Mais les années de guerre, la crise économique des années trente, les
attaques anti-maçonniques lancées par l’initiative Fonjallaz, et la Deuxième
Guerre mondiale verront fondre les effectifs de votre loge, malgré la
ténacité de ses adhérents et la volonté de ses Vénérables successifs,
notamment Justin Juillerat, Pierre Monney, William Junod… Bien qu’ils aient
eu à subir, durant la période môtisanne de l’atelier, les calomnies de la
population, vos anciens Frères ont su rapidement acquérir après leur
implantation à Fleurier la considération des habitants du Vallon. Bon nombre
des vôtres, dont certains faisaient partie des autorités communales et
cantonales, furent activement mêlés à la vie publique, participant à la
création d’oeuvres de bienfaisance et au développement économique que connut
le Val-de-Travers au début du XXe siècle.
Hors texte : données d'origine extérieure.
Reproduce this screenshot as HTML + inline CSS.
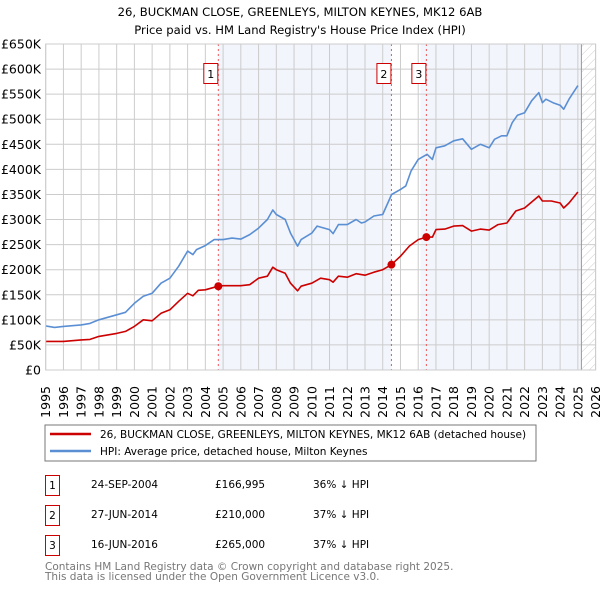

C’est ainsi qu’en dépit des nombreuses difficultés que votre loge
«Egalité» a rencontrées tout au long de son siècle et demi d’existence, et
malgré la dispersion de ses membres et les rares possibilités de recrutement
qu’offrait et qu’offre toujours la population réduite du Vallon, vos
prédécesseurs ont toujours réussi, comme vous le faites vous-mêmes
aujourd’hui, à maintenir avec force et vigueur la pérennité de la
francmaçonnerie, grâce à leur dynamisme et à leur ténacité».